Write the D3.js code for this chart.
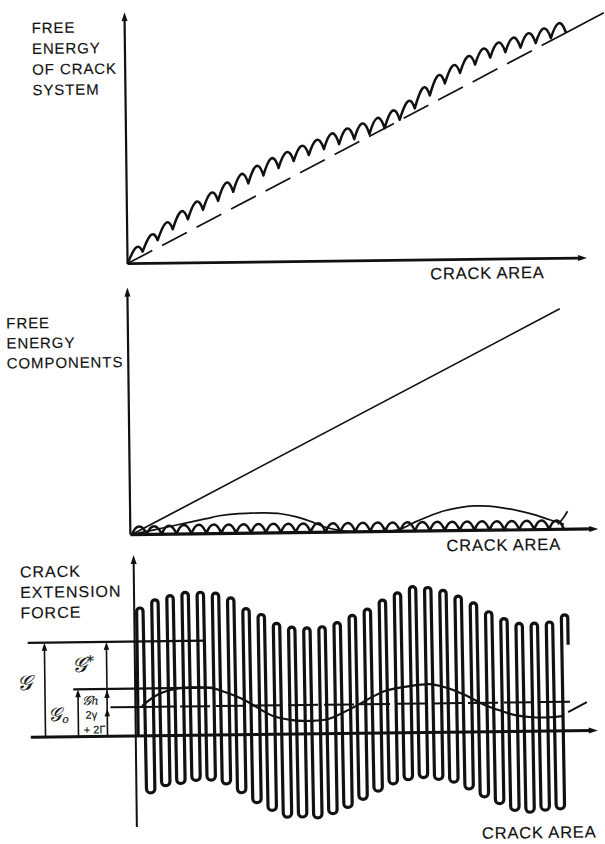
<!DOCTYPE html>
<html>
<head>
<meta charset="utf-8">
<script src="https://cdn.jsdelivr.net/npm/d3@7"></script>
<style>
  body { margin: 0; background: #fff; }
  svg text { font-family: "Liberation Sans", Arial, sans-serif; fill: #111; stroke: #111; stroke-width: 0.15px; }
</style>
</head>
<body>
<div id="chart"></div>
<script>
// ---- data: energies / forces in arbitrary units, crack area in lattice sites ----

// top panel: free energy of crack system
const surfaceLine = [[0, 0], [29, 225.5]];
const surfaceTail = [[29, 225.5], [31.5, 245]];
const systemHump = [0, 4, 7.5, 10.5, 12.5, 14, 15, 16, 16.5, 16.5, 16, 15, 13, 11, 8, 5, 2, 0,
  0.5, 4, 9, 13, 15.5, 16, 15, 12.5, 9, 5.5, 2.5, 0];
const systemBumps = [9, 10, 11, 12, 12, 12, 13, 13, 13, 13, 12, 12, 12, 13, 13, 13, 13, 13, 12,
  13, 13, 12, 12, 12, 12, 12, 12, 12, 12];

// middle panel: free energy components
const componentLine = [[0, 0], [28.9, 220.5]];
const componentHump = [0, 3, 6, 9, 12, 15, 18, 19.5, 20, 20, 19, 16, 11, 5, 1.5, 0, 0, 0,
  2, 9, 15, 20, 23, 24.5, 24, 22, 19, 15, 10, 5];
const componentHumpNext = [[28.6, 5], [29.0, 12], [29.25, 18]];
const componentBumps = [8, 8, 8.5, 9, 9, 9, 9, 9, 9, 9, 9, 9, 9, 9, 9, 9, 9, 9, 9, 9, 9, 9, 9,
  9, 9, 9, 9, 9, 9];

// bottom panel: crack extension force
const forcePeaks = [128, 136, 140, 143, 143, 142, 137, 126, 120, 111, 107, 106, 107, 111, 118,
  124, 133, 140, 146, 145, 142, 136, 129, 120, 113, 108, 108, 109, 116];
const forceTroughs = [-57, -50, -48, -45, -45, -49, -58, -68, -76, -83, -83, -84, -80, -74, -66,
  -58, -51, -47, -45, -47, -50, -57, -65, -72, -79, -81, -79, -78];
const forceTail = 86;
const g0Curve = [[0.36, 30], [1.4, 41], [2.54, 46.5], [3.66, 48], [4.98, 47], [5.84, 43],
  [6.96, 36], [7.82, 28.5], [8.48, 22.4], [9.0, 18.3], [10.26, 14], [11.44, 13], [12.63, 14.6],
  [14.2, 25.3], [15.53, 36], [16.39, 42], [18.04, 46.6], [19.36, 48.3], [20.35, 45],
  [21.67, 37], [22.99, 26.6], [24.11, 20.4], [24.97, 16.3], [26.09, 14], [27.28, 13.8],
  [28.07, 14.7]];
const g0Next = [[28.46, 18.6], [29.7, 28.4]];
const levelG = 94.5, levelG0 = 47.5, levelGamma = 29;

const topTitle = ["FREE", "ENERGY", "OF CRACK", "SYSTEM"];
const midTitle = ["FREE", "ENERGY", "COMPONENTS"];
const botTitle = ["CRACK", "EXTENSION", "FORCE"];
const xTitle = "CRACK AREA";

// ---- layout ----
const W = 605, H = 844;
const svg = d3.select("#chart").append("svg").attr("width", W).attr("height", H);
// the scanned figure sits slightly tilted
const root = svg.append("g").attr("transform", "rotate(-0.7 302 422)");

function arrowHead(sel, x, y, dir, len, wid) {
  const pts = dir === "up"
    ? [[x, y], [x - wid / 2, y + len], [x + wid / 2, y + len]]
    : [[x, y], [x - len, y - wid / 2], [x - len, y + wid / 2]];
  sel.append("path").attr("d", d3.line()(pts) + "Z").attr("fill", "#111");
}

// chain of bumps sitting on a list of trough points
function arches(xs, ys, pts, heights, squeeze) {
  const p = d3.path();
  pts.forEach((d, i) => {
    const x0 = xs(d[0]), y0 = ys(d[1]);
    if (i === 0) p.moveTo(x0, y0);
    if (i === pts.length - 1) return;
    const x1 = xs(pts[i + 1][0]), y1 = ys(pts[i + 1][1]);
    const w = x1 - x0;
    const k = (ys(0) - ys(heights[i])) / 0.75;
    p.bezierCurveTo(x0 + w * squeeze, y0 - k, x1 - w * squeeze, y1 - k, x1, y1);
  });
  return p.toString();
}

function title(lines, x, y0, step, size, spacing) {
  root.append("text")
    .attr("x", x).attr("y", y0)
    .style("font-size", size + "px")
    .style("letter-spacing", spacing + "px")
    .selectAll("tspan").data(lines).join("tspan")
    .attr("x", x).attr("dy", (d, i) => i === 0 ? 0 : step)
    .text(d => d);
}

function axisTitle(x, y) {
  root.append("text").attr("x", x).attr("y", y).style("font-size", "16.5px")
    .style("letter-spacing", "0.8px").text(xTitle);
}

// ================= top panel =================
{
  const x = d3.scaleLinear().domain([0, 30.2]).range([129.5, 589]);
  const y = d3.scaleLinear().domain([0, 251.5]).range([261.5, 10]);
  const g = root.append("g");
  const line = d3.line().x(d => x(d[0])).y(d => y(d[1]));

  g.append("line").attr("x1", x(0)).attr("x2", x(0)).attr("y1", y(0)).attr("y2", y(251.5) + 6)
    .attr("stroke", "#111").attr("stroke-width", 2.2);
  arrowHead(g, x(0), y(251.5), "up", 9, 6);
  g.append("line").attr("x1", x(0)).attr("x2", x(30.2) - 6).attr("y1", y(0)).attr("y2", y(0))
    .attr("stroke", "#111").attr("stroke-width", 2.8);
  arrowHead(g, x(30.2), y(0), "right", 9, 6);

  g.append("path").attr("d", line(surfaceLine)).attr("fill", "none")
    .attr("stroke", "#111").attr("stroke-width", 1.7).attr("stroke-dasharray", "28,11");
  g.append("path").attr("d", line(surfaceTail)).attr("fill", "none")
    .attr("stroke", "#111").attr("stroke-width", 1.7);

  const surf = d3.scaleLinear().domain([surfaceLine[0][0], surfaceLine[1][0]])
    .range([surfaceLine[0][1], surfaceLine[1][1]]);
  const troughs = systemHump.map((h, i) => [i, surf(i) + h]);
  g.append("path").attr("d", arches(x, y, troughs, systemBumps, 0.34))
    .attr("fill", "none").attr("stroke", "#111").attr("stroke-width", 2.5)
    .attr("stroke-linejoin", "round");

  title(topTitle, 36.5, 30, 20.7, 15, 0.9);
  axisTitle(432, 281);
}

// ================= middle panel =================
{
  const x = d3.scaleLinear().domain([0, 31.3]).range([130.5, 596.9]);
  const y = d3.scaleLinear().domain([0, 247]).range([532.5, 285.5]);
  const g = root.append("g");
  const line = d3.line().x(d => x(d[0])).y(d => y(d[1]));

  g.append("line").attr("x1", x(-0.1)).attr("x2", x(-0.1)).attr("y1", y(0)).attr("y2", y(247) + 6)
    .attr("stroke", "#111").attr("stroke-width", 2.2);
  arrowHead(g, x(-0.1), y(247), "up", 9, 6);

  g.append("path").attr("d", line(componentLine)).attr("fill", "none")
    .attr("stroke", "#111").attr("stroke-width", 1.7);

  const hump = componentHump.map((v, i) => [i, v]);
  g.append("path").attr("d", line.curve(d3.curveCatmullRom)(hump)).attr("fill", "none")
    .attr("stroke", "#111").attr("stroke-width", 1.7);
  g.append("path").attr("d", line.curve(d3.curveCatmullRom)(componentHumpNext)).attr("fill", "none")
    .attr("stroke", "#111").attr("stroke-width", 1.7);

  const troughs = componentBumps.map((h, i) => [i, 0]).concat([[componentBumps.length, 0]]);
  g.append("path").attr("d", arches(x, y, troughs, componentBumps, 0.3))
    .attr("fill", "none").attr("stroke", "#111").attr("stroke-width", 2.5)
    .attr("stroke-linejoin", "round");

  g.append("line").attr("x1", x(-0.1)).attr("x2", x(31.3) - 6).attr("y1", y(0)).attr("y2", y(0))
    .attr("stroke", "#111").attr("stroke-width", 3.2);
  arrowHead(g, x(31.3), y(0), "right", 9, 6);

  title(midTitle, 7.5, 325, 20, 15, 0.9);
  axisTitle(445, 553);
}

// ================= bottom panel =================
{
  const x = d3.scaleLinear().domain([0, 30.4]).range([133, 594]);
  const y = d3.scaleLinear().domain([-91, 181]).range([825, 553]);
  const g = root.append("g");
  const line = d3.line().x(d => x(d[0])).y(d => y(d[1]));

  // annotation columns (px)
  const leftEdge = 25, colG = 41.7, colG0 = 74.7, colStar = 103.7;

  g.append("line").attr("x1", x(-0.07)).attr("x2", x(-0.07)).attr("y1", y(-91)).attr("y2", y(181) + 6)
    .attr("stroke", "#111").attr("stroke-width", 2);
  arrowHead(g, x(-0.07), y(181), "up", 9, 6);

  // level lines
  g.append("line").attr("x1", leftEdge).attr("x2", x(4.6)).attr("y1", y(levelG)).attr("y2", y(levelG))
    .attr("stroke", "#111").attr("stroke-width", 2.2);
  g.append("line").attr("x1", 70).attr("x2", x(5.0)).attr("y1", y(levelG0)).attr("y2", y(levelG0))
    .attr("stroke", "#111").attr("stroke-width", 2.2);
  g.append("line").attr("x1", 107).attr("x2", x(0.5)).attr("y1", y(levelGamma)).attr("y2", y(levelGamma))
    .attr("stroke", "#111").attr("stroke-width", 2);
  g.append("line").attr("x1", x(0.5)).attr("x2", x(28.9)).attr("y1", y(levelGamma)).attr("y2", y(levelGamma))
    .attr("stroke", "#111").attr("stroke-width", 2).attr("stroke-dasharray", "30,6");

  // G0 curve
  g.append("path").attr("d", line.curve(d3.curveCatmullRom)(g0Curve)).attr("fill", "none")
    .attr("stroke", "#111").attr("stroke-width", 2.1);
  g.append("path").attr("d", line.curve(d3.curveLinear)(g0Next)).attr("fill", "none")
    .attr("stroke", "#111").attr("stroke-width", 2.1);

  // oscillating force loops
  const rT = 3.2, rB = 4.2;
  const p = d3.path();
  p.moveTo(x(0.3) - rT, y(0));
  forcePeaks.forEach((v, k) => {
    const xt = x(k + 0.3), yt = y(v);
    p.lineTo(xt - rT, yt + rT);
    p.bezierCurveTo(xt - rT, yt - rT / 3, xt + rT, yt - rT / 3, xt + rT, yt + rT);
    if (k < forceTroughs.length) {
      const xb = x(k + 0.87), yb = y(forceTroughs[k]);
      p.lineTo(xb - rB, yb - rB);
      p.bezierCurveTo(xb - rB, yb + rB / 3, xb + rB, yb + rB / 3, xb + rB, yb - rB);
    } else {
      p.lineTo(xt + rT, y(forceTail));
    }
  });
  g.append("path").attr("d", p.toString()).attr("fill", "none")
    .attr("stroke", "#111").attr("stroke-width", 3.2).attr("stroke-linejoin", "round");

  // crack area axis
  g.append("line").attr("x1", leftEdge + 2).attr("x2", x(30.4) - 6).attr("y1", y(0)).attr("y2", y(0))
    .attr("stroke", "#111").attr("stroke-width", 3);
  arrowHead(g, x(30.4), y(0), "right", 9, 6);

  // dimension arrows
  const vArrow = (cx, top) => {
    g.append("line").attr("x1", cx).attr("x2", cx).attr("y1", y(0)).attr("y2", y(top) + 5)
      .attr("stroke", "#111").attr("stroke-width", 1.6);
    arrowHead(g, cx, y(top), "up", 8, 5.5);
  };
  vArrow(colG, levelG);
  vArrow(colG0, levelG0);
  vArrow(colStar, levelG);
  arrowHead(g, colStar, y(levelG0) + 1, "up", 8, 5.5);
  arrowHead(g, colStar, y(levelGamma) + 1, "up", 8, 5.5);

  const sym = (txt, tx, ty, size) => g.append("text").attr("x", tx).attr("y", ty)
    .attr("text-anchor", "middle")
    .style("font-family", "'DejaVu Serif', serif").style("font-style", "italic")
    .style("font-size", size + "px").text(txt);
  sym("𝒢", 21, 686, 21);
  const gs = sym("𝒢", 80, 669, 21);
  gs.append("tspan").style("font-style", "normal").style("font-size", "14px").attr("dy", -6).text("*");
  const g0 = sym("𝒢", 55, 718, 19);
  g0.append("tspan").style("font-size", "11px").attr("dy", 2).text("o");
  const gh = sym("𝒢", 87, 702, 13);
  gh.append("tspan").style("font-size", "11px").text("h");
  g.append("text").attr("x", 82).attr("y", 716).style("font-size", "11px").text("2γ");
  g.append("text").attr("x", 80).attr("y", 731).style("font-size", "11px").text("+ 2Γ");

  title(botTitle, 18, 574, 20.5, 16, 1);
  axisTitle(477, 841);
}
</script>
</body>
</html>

EXERCISE OBJECTIVE: Return nothing but the lines running from the start of the data to the line with "13, 13, 12, 12, 12, 12, 12, 12, 12, 12];", please, both ends included and no pictures.

TASK OUTPUT:
Write the D3.js code for this chart.
<!DOCTYPE html>
<html>
<head>
<meta charset="utf-8">
<script src="https://cdn.jsdelivr.net/npm/d3@7"></script>
<style>
  body { margin: 0; background: #fff; }
  svg text { font-family: "Liberation Sans", Arial, sans-serif; fill: #111; stroke: #111; stroke-width: 0.15px; }
</style>
</head>
<body>
<div id="chart"></div>
<script>
// ---- data: energies / forces in arbitrary units, crack area in lattice sites ----

// top panel: free energy of crack system
const surfaceLine = [[0, 0], [29, 225.5]];
const surfaceTail = [[29, 225.5], [31.5, 245]];
const systemHump = [0, 4, 7.5, 10.5, 12.5, 14, 15, 16, 16.5, 16.5, 16, 15, 13, 11, 8, 5, 2, 0,
  0.5, 4, 9, 13, 15.5, 16, 15, 12.5, 9, 5.5, 2.5, 0];
const systemBumps = [9, 10, 11, 12, 12, 12, 13, 13, 13, 13, 12, 12, 12, 13, 13, 13, 13, 13, 12,
  13, 13, 12, 12, 12, 12, 12, 12, 12, 12];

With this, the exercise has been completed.